Read through the data and report every line in which the word "that" occurs.

++++ RAW RECORDS

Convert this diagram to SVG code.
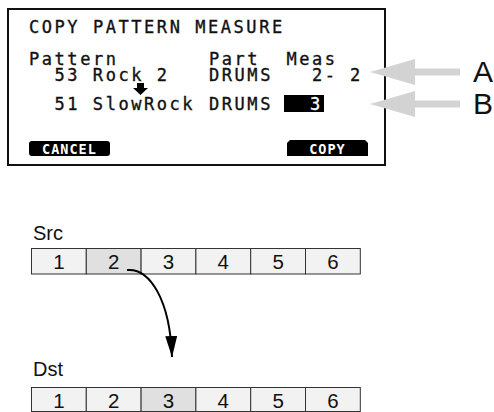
<svg xmlns="http://www.w3.org/2000/svg" width="494" height="412" viewBox="0 0 494 412">
<defs>
<style>
.lcd{font-family:"DejaVu Sans Mono","Liberation Mono",monospace;font-size:17px;letter-spacing:2.55px;fill:#111;stroke:#111;stroke-width:0.35px}
.btn{font-family:"DejaVu Sans Mono","Liberation Mono",monospace;font-size:13.5px;font-weight:bold;fill:#fff;letter-spacing:1px}
.cell{fill:#f2f2f2;stroke:#333;stroke-width:1}
.hi{fill:#e0e0e0}
.num{font-family:"Liberation Sans",Arial,sans-serif;font-size:20.5px;fill:#111;text-anchor:middle}
.lbl{font-family:"Liberation Sans",Arial,sans-serif;font-size:20px;fill:#111}
.big{font-family:"Liberation Sans",Arial,sans-serif;font-size:30px;fill:#111}
.garrow{fill:#d3d3d3}
</style>
<marker id="ah" viewBox="0 0 21 12" refX="21" refY="6" markerWidth="21" markerHeight="12" markerUnits="userSpaceOnUse" orient="auto">
<polygon points="0,0 21,6 0,12" fill="#000"/>
</marker>
</defs>
<rect width="494" height="412" fill="#fff"/>

<g id="lcd">
<rect x="8" y="9" width="377" height="156" fill="#fff" stroke="#111" stroke-width="2"/>
<text class="lcd" x="29" y="33">COPY PATTERN MEASURE</text>
<text class="lcd" x="29" y="65">Pattern</text>
<text class="lcd" x="209" y="65">Part</text>
<text class="lcd" x="286.5" y="65">Meas</text>
<text class="lcd" x="54.5" y="81">53 Rock 2</text>
<text class="lcd" x="209" y="81">DRUMS</text>
<text class="lcd" x="312" y="81">2-</text>
<text class="lcd" x="350" y="81">2</text>
<polygon points="137,83 144,83 144,88 148,88 140.5,95 133,88 137,88" fill="#000"/>
<text class="lcd" x="54.5" y="110">51 SlowRock</text>
<text class="lcd" x="209" y="110">DRUMS</text>
<rect x="284" y="95" width="40" height="17" fill="#000"/>
<text class="lcd" x="310" y="110" style="fill:#fff;stroke:#fff">3</text>
<rect x="29" y="141" width="81" height="15" rx="3" fill="#000"/>
<text class="btn" x="69.5" y="153.5" text-anchor="middle">CANCEL</text>
<path d="M287,156 L287,143 L290,140 L365,140 L368,143 L368,156 Z" fill="#000"/>
<text class="btn" x="327.5" y="153.5" text-anchor="middle">COPY</text>
</g>

<g id="arrowA">
<polygon class="garrow" points="370,72 415,59 415,68.5 460,68.5 460,75.5 415,75.5 415,85"/>
<text class="big" x="473" y="82">A</text>
</g>
<g id="arrowB">
<polygon class="garrow" points="370,104 415,91 415,100.5 460,100.5 460,107.5 415,107.5 415,117"/>
<text class="big" x="473" y="114">B</text>
</g>

<g id="src">
<text class="lbl" x="33" y="240">Src</text>
<rect class="cell" x="31.5" y="248.5" width="54.8" height="25.5"/>
<rect class="cell hi" x="86.3" y="248.5" width="54.8" height="25.5"/>
<rect class="cell" x="141.1" y="248.5" width="54.8" height="25.5"/>
<rect class="cell" x="195.9" y="248.5" width="54.8" height="25.5"/>
<rect class="cell" x="250.7" y="248.5" width="54.8" height="25.5"/>
<rect class="cell" x="305.5" y="248.5" width="54.8" height="25.5"/>
<text class="num" x="58.9" y="269">1</text>
<text class="num" x="113.7" y="269">2</text>
<text class="num" x="168.5" y="269">3</text>
<text class="num" x="223.3" y="269">4</text>
<text class="num" x="278.1" y="269">5</text>
<text class="num" x="332.9" y="269">6</text>
</g>

<g id="dst">
<text class="lbl" x="33" y="376">Dst</text>
<rect class="cell" x="31.5" y="387.5" width="54.8" height="24"/>
<rect class="cell" x="86.3" y="387.5" width="54.8" height="24"/>
<rect class="cell hi" x="141.1" y="387.5" width="54.8" height="24"/>
<rect class="cell" x="195.9" y="387.5" width="54.8" height="24"/>
<rect class="cell" x="250.7" y="387.5" width="54.8" height="24"/>
<rect class="cell" x="305.5" y="387.5" width="54.8" height="24"/>
<text class="num" x="58.9" y="408">1</text>
<text class="num" x="113.7" y="408">2</text>
<text class="num" x="168.5" y="408">3</text>
<text class="num" x="223.3" y="408">4</text>
<text class="num" x="278.1" y="408">5</text>
<text class="num" x="332.9" y="408">6</text>
</g>

<g id="connectors">
<path d="M127,270 C150,268 170,300 172,357" fill="none" stroke="#000" stroke-width="2" marker-end="url(#ah)"/>
</g>
</svg>
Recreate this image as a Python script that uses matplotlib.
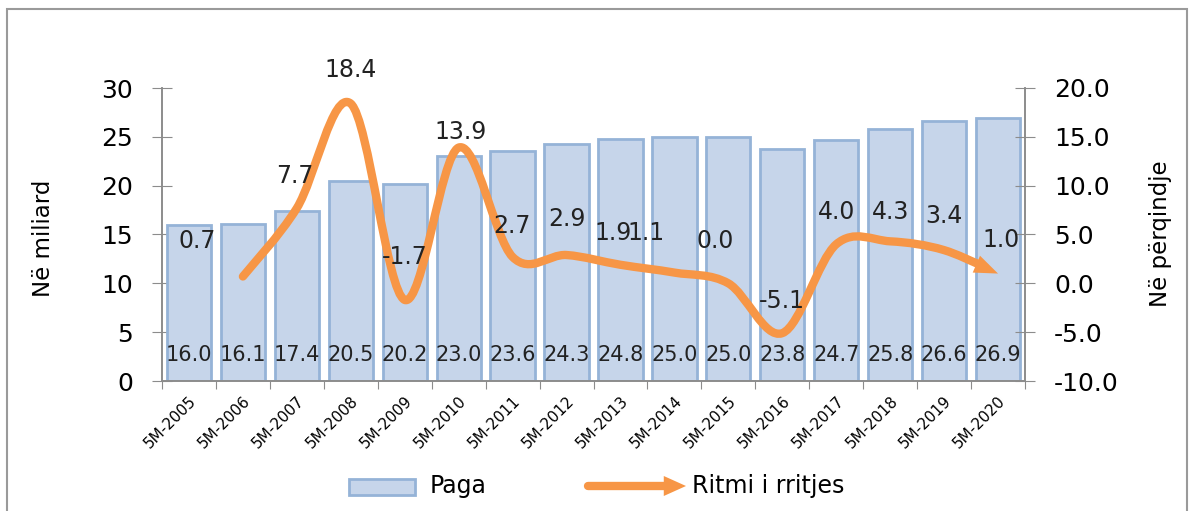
import matplotlib
matplotlib.use("Agg")
import numpy as np
import matplotlib.pyplot as plt
from matplotlib.path import Path
from matplotlib.patches import FancyArrowPatch, Rectangle, ArrowStyle, PathPatch
from matplotlib.lines import Line2D
from matplotlib.bezier import split_de_casteljau

# data
years = ["5M-2005", "5M-2006", "5M-2007", "5M-2008", "5M-2009", "5M-2010", "5M-2011", "5M-2012",
         "5M-2013", "5M-2014", "5M-2015", "5M-2016", "5M-2017", "5M-2018", "5M-2019", "5M-2020"]
paga = [16.0, 16.1, 17.4, 20.5, 20.2, 23.0, 23.6, 24.3, 24.8, 25.0, 25.0, 23.8, 24.7, 25.8, 26.6, 26.9]
ritmi = [0.7, 7.7, 18.4, -1.7, 13.9, 2.7, 2.9, 1.9, 1.1, 0.0, -5.1, 4.0, 4.3, 3.4, 1.0]  # 2006..2020

# label placement for growth values (x in category units, y on right axis)
lab_x = [0.15, 1.97, 2.99, 4.0, 5.03, 5.99, 7.0, 7.86, 8.47, 9.76, 11.0, 12.0, 13.0, 14.0, 15.05]
lab_y = [4.3, 11.0, 21.8, 2.7, 15.5, 5.9, 6.6, 5.2, 5.2, 4.3, -1.8, 7.3, 7.3, 6.9, 4.4]

ORANGE = "#f79646"
GRAY = "#8c8c8c"
BAR_FC = "#c6d5ea"
BAR_EC = "#95b3d7"
plt.rcParams['font.family'] = ['DejaVu Sans']

W, H = 1192, 511
fig = plt.figure(figsize=(W / 100, H / 100), dpi=100)
ax = fig.add_axes([162/W, 1-381/H, (1025-162)/W, (381-88)/H])
ax2 = ax.twinx()

x = np.arange(len(years))
ax.bar(x, paga, width=0.82, color=BAR_FC, edgecolor=BAR_EC, linewidth=2, zorder=2)
for xi, v in zip(x, paga):
    ax.text(xi, 2.7, f"{v:.1f}", ha="center", va="center", fontsize=15, color="#222222", zorder=3)

ax.set_xlim(-0.5, len(years) - 0.5)
ax.set_ylim(0, 30)
ax.set_yticks(range(0, 31, 5))
ax.set_xticks(np.arange(-0.5, len(years), 1.0))
ax.set_xticklabels([])
ax.set_xticks(x, minor=True)
ax.set_xticklabels(years, minor=True, rotation=45, ha="right", rotation_mode="anchor", fontsize=11)
ax.tick_params(axis="x", which="major", direction="out", length=6, color=GRAY)
ax.tick_params(axis="x", which="minor", length=0, pad=9)
ax.tick_params(axis="y", direction="inout", length=14, color=GRAY, labelsize=18, pad=14)

ax2.set_ylim(-10, 20)
ax2.set_yticks(np.arange(-10, 21, 5))
ax2.set_yticklabels([f"{t:.1f}" for t in np.arange(-10, 21, 5)])
ax2.tick_params(axis="y", direction="inout", length=14, color=GRAY, labelsize=18, pad=14)

for a in (ax, ax2):
    a.spines["top"].set_visible(False)
    for s in ("left", "right", "bottom"):
        a.spines[s].set_color(GRAY)
        a.spines[s].set_linewidth(1.2)

# smooth line (Excel-style bezier segments)
lx = np.arange(1, len(years))
pts = np.column_stack([lx, ritmi]).astype(float)
n = len(pts)
segs = []
for i in range(n - 1):
    p0 = pts[i - 1] if i > 0 else pts[i]
    p1 = pts[i]
    p2 = pts[i + 1]
    p3 = pts[i + 2] if i + 2 < n else pts[i + 1]
    segs.append(np.array([p1, p1 + (p2 - p0) / 6.0, p2 - (p3 - p1) / 6.0, p2]))

# cut the last segment so the shaft ends inside the arrow head
last_px = ax2.transData.transform(segs[-1])
tip = last_px[-1]
t_cut = 0.9
for t in np.linspace(0, 1, 400):
    left, _ = split_de_casteljau(last_px, t)
    if np.hypot(*(left[-1] - tip)) < 14:
        t_cut = t
        break
left_px, _ = split_de_casteljau(last_px, t_cut)
left_data = ax2.transData.inverted().transform(np.array(left_px))

verts = [segs[0][0]]
codes = [Path.MOVETO]
for s in segs[:-1]:
    verts += list(s[1:])
    codes += [Path.CURVE4] * 3
verts += list(left_data[1:])
codes += [Path.CURVE4] * 3
line = PathPatch(Path(verts, codes), fill=False, edgecolor=ORANGE, linewidth=6,
                 capstyle="round", joinstyle="round", transform=ax2.transData, zorder=4)
line.set_clip_on(False)
ax2.add_patch(line)

head_style = ArrowStyle("-|>", head_length=1.7, head_width=0.66)
head = FancyArrowPatch(tuple(segs[-1][2]), tuple(segs[-1][3]), arrowstyle=head_style,
                       mutation_scale=10, color=ORANGE, linewidth=0, shrinkA=0, shrinkB=0,
                       transform=ax2.transData, zorder=4)
head.set_clip_on(False)
ax2.add_patch(head)

for tx, ty, v in zip(lab_x, lab_y, ritmi):
    ax2.text(tx, ty, f"{v:.1f}", ha="center", va="center", fontsize=17, color="#222222",
             zorder=5, clip_on=False)

fig.text(43/W, 1-238/H, "Në miliard", rotation=90, ha="center", va="center", fontsize=16.5)
fig.text(1160/W, 1-234/H, "Në përqindje", rotation=90, ha="center", va="center", fontsize=16.5)

# legend drawn by hand
fig.patches.append(Rectangle((349/W, 1-495/H), 66/W, 16/H, transform=fig.transFigure,
                             facecolor=BAR_FC, edgecolor=BAR_EC, linewidth=2))
fig.text(430/W, 1-486/H, "Paga", ha="left", va="center", fontsize=17)
fig.lines.append(Line2D([588/W, 668/W], [1-486/H, 1-486/H], transform=fig.transFigure,
                        color=ORANGE, linewidth=6, solid_capstyle="round"))
fig.patches.append(FancyArrowPatch((660/W, 1-486/H), (686/W, 1-486/H), transform=fig.transFigure,
                                   arrowstyle=ArrowStyle("-|>", head_length=1.6, head_width=0.72),
                                   mutation_scale=10, color=ORANGE, linewidth=0,
                                   shrinkA=0, shrinkB=0))
fig.text(692/W, 1-486/H, "Ritmi i rritjes", ha="left", va="center", fontsize=17)

# outer frame
fig.patches.append(Rectangle((7/W, -0.01), 1180/W, 1-9/H + 0.01, transform=fig.transFigure,
                             fill=False, edgecolor="#9a9a9a", linewidth=1.5))

fig.savefig("out.png", dpi=100)
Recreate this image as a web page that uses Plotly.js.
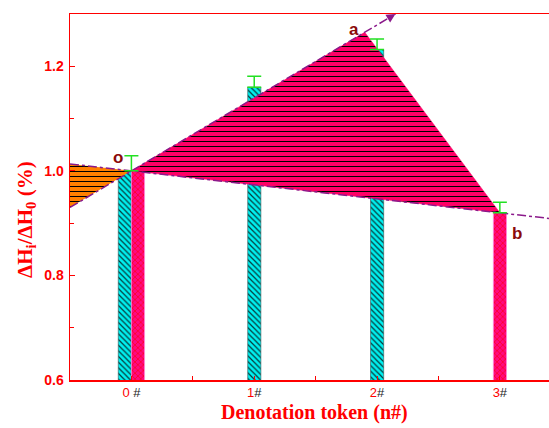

++++++++

**TASK RESPONSE:**
Recreate this image as a Python script that uses matplotlib.
Recreate this image as a web page that uses Plotly.js.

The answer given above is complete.